# Law Publications for Musicians



## Lunasong (Mar 15, 2011)

Whilst researching for the original source article for "The Commoditization of Symphony Orchestra Musicians" (frequently quoted on websites of orchestral musicians with labor troubles) I discovered that Case Arts Law has published several law articles of interest to musicians. They can be downloaded here.

Case Arts Law LLC founder Kevin Case is the author of "*Fiduciary Failings: The Case Against Reckless Symphony Orchestra Boards*." The article examines the legal duties that board members of symphony orchestras owe their institutions - and whether some may be breaching those duties in the current slash-and-burn climate.

Moen & Case LLP partner Zachary V. Moen is the author of "*The Case for Ensemble Agreements*" in which he discusses the importance of having a proper ensemble agreement in place and the key terms to be considered in an ensemble agreement.

Moen & Case LLP Partner Kevin Case is the author of "*Resisting the Comparison Temptation*," which addresses the recent Chicago Symphony strike. Mr. Case responds to criticism of the strike that was based on the top-of-the-market compensation package of the CSO musicians as compared to other orchestras - and why such criticism is misguided and counterproductive for all musicians.

Moen & Case LLP Partner Kevin Case is the author of "*The Commoditization of Symphony Orchestra Musicians*," which takes note of a recent and disturbing trend among some orchestra managers and board chairs to view musicians as wholly replaceable, interchangeable parts - mere commodities, in other words. Mr.

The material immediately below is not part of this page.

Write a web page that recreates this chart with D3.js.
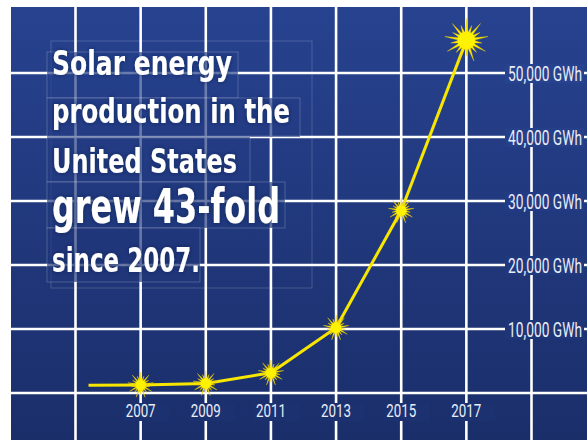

Case discusses the alarming ramifications of such a belief, and suggests ways to confront it.

Moen & Case LLP Partner Kevin Case is the author of "*Collective Bargaining: Five Statements From Management That Musicians Should Always Question*". The article discusses some of the jargon being used by orchestra managements in collective bargaining negotiations -- and offers advice to musician bargaining committees on how to counter it.

Moen & Case LLP partner Zachary V. Moen published an article titled "*Copyright 101 for Musicians*" in the November 2011 edition of International Musician Magazine. You can read the article here.


----------



## Vaneyes (May 11, 2010)

Now they just hafta have the money to hire counsel.


----------